* Exercise brief *
Retype all material exactly. Pictures stay out of the copy.

* Material *

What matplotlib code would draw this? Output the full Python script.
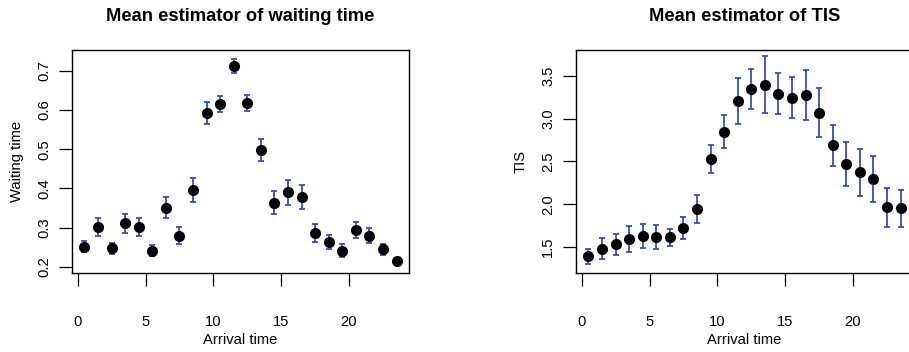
import matplotlib
matplotlib.use('Agg')
import matplotlib.pyplot as plt
import numpy as np

plt.rcParams['font.family'] = ['Liberation Sans', 'DejaVu Sans']

# arrival time bins (mid points)
arrival = [i + 0.5 for i in range(24)]

wait_mean = [0.252, 0.302, 0.248, 0.311, 0.301, 0.242, 0.351, 0.280,
             0.396, 0.592, 0.615, 0.711, 0.617, 0.499, 0.364, 0.390,
             0.379, 0.286, 0.264, 0.242, 0.295, 0.280, 0.245, 0.214]
wait_err = [0.014, 0.024, 0.014, 0.024, 0.023, 0.015, 0.027, 0.022,
            0.031, 0.029, 0.021, 0.018, 0.020, 0.028, 0.029, 0.031,
            0.031, 0.023, 0.018, 0.017, 0.020, 0.019, 0.014, 0.004]

tis_mean = [1.391, 1.481, 1.531, 1.593, 1.632, 1.617, 1.613, 1.726,
            1.944, 2.531, 2.850, 3.208, 3.348, 3.399, 3.294, 3.247,
            3.278, 3.072, 2.687, 2.465, 2.372, 2.294, 1.963, 1.951]
tis_err = [0.090, 0.120, 0.125, 0.148, 0.142, 0.136, 0.103, 0.130,
           0.163, 0.165, 0.195, 0.268, 0.230, 0.335, 0.240, 0.235,
           0.294, 0.284, 0.245, 0.257, 0.278, 0.270, 0.226, 0.220]

xticks = [0, 5, 10, 15, 20]
wait_ticks = [0.2, 0.3, 0.4, 0.5, 0.6, 0.7]
tis_ticks = [1.5, 2.0, 2.5, 3.0, 3.5]

BLUE = '#3552b0'

fig = plt.figure(figsize=(9.09, 3.52), dpi=100)
W, H = 909, 352


def panel(left, mean, err, yticks, ylim, ylabel, title):
    ax = fig.add_axes([left / W, 79 / H, 337 / W, 223 / H])
    ax.errorbar(arrival, mean, yerr=err, fmt='none', ecolor=BLUE,
                elinewidth=1.3, capsize=2.3, capthick=1.3)
    ax.plot(arrival, mean, 'o', color='black', markersize=7)
    ax.set_xlim(-0.42, 24.42)
    ax.set_ylim(*ylim)
    ax.set_xticks(xticks)
    ax.set_yticks(yticks)
    ax.set_yticklabels(['%.1f' % t for t in yticks], rotation=90, va='center')
    ax.tick_params(axis='both', length=9.4, width=0.9, labelsize=10.6)
    ax.tick_params(axis='x', pad=21)
    ax.tick_params(axis='y', pad=5.5)
    for s in ax.spines.values():
        s.set_linewidth(1.0)
    ax.set_xlabel('Arrival time', fontsize=10.6, va='center')
    ax.xaxis.set_label_coords(0.5, -0.300)
    ax.set_ylabel(ylabel, fontsize=10.6, va='center')
    ax.yaxis.set_label_coords(-0.163, 0.5)
    ax.text(0.5, 1.152, title, transform=ax.transAxes, ha='center',
            va='center', fontsize=13.2, fontweight='bold')
    return ax


panel(72, wait_mean, wait_err, wait_ticks, (0.1847, 0.7527),
      'Waiting time', 'Mean estimator of waiting time')
panel(576, tis_mean, tis_err, tis_ticks, (1.196, 3.803),
      'TIS', 'Mean estimator of TIS')

fig.savefig('out.png', dpi=100)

* Task response *
What matplotlib code would draw this? Output the full Python script.
import matplotlib
matplotlib.use('Agg')
import matplotlib.pyplot as plt
import numpy as np

plt.rcParams['font.family'] = ['Liberation Sans', 'DejaVu Sans']

# arrival time bins (mid points)
arrival = [i + 0.5 for i in range(24)]

wait_mean = [0.252, 0.302, 0.248, 0.311, 0.301, 0.242, 0.351, 0.280,
             0.396, 0.592, 0.615, 0.711, 0.617, 0.499, 0.364, 0.390,
             0.379, 0.286, 0.264, 0.242, 0.295, 0.280, 0.245, 0.214]
wait_err = [0.014, 0.024, 0.014, 0.024, 0.023, 0.015, 0.027, 0.022,
            0.031, 0.029, 0.021, 0.018, 0.020, 0.028, 0.029, 0.031,
            0.031, 0.023, 0.018, 0.017, 0.020, 0.019, 0.014, 0.004]

tis_mean = [1.391, 1.481, 1.531, 1.593, 1.632, 1.617, 1.613, 1.726,
            1.944, 2.531, 2.850, 3.208, 3.348, 3.399, 3.294, 3.247,
            3.278, 3.072, 2.687, 2.465, 2.372, 2.294, 1.963, 1.951]
tis_err = [0.090, 0.120, 0.125, 0.148, 0.142, 0.136, 0.103, 0.130,
           0.163, 0.165, 0.195, 0.268, 0.230, 0.335, 0.240, 0.235,
           0.294, 0.284, 0.245, 0.257, 0.278, 0.270, 0.226, 0.220]

xticks = [0, 5, 10, 15, 20]
wait_ticks = [0.2, 0.3, 0.4, 0.5, 0.6, 0.7]
tis_ticks = [1.5, 2.0, 2.5, 3.0, 3.5]

BLUE = '#3552b0'

fig = plt.figure(figsize=(9.09, 3.52), dpi=100)
W, H = 909, 352


def panel(left, mean, err, yticks, ylim, ylabel, title):
    ax = fig.add_axes([left / W, 79 / H, 337 / W, 223 / H])
    ax.errorbar(arrival, mean, yerr=err, fmt='none', ecolor=BLUE,
                elinewidth=1.3, capsize=2.3, capthick=1.3)
    ax.plot(arrival, mean, 'o', color='black', markersize=7)
    ax.set_xlim(-0.42, 24.42)
    ax.set_ylim(*ylim)
    ax.set_xticks(xticks)
    ax.set_yticks(yticks)
    ax.set_yticklabels(['%.1f' % t for t in yticks], rotation=90, va='center')
    ax.tick_params(axis='both', length=9.4, width=0.9, labelsize=10.6)
    ax.tick_params(axis='x', pad=21)
    ax.tick_params(axis='y', pad=5.5)
    for s in ax.spines.values():
        s.set_linewidth(1.0)
    ax.set_xlabel('Arrival time', fontsize=10.6, va='center')
    ax.xaxis.set_label_coords(0.5, -0.300)
    ax.set_ylabel(ylabel, fontsize=10.6, va='center')
    ax.yaxis.set_label_coords(-0.163, 0.5)
    ax.text(0.5, 1.152, title, transform=ax.transAxes, ha='center',
            va='center', fontsize=13.2, fontweight='bold')
    return ax


panel(72, wait_mean, wait_err, wait_ticks, (0.1847, 0.7527),
      'Waiting time', 'Mean estimator of waiting time')
panel(576, tis_mean, tis_err, tis_ticks, (1.196, 3.803),
      'TIS', 'Mean estimator of TIS')

fig.savefig('out.png', dpi=100)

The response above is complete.